以上の国債以外にも、個人向けに発行されている新窓販国債というものがあります。
国債のメリット・デメリット
国債はこれまでご説明してきたように、安全な資産運用の1つ、安心できる投資方法の1つであります。そんな投資で、確かに金利が増えるのであれば、国債投資を検討してみたいと思われる人は多いでしょう。
そこで、改めて国債のメリットとデメリットをご紹介しておきます。
国債投資のメリットとデメリットをしっかりと把握した上で、初めての資産運用に取り組んで頂けたらと思います。
国債投資のメリット
- 元本がほぼ確実に保証されている
- 価格変動が少ないため安心することができる
- 預金よりも高い金利を得ることができる
- 中途換金の場合は償還差益によって利益が出る場合もある
- 投資の初心者でも資産運用に取り組むことができる
などのメリットがありますが、今回、国債投資を始めることで、その他の大きなメリットを初心者には実感して頂けるかと思います。それは、国債投資を始めることによって、預金以外の資産運用を考えていくきっかけになるということです。
金額の大小を問わず手持ちの資産をいくつかの方向に分散しておくことは、資産運用の基本とされています。大切なお金だからこそ、銀行口座に眠ったままにしておくのは非常にもったいない気がします。
大切なお金を「守る」と同時に、「増やす」方向で考えていく第一歩として、国債投資は1番おすすめの投資方法であります。
国債投資のデメリット
- 利子額から20.315%の税金が引かれる
- 中途換金をした場合、利子額の清算や市場価格によって元本が減少するが可能性がある
- 変動10年の中途換金の場合はとくに、利子額による損失を受ける可能性が高くなる
- 固定3年、変動10年の基準金利によっては、定期預金よりも金利が低くなる場合もある
- 利益率がその他の投資に比べて低くなる
などのデメリットがありますが、中でも金利変動型の債券を中途換金する場合のリスクが若干高くなると言えます。例えば「変動10年」でもらっていた金利が1%未満だったものが、突然、市場の動向によって換金直近の金利が2%以上と非常に高くなってしまった場合に、損失を出してしまう恐れもあるということです。(満期まで保有すれば、ほぼ確実に元本が保証されています)
極端なデメリットの例
また、国が発行しているものだから必ずしも100%安心だというわけではありません。国債は日本銀行が発行しておりますが、もし、戦争などが起こり日本政府が壊滅し、日本銀行が倒産してしまったとすれば、国債はただの紙切れとなってしまいます。(極端な例ですが)
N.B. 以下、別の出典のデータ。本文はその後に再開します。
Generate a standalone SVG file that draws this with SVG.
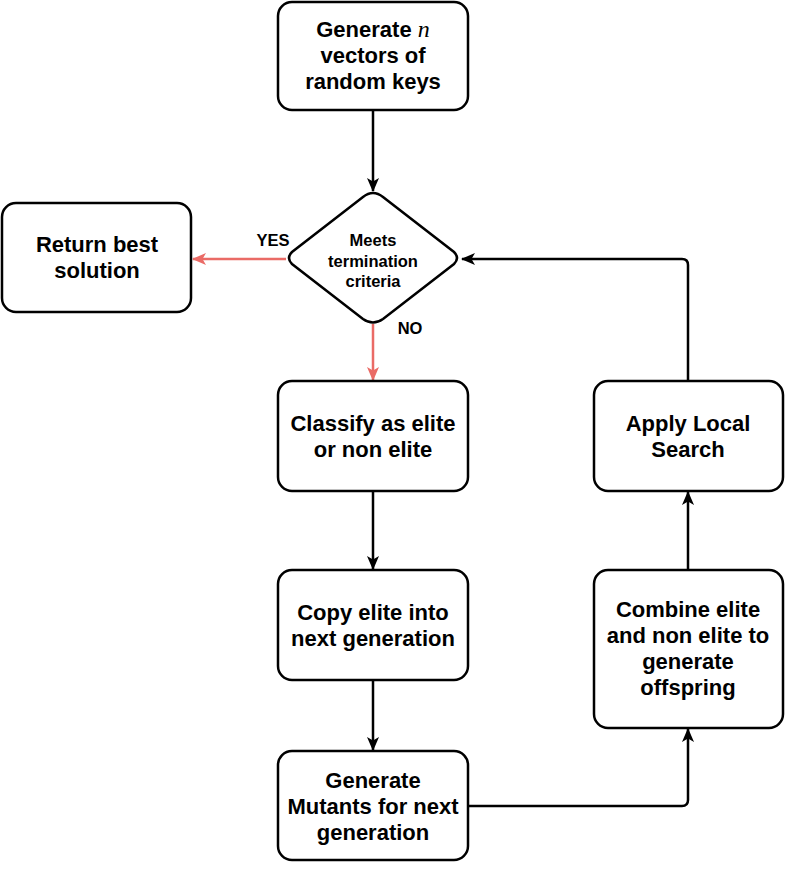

ただ、そのような非常時には、日本円も同様に貨幣としての価値を失くしてしまうわけですから、国債を心配するどころの騒ぎではないでしょう。現実味に欠ける例えではありますが、これは決して起こらないことだと誰にも断言はできません。実際につい最近、1900年代には2度も大きな戦争を経験しています。
国債の購入方法
オンライン、またはお近くの金融機関にて、以下の手順で国債を購入することができます。国債は、毎月必ず発行されるものですが、それぞれ購入できる期間が定められています。
購入価格:1万円から(1万円単位)
- 気になる金融機関で国債の募集期間を調べる
- 購入する国債の種類を決める
- マイナンバー、身分証明書、印鑑などを用意する
- 購入したい金融機関で国債を購入する
といった手順で購入して頂けます。
※すでに預金口座を持っている銀行から購入する方法が安易だと言えます。
まとめ
今回は、国債が安全な投資方法であり、「投資=損失の恐れ」というイメージとは異なることを解説させて頂きました。
中には、預金さえしておけば、絶対に間違えないと思われる方もいるかもしれません。
しかし、現金預金のみに集中するのが果たして安全かどうかは誰にも言い切れないことです。キャッシュレスが進めば貨幣の価値にも影響を与えるでしょうし、物価が3倍、4倍と上昇すれば、手持ちの10万円、100万円の価値も下がってしまいます。
そんな時に、国債の金利を上手に活用して多少なりとも資産を増やしておけば、現金の価値の低下を補うことができます。また、5年後に使う予定のあるお金を、国債の5年ものにひとまず預けておくことで効率のいい資産運用が実現できます。
確かに現金で預金しておくことも大事な事です。ただ、先のことがわからないからこそ、いくつかの方向に資産をバランスよく分けておくことも必要です。
預金とその他の投資と、資産を分散させておくことで、大切なお金を「守り」かつ「増やして」いくことができます。現金の預金以外にも、不測の事態に備えておきたいものです。
この機会に、最も安全だと言われる国債投資で、今後の資産運用について考え始めてみませんか?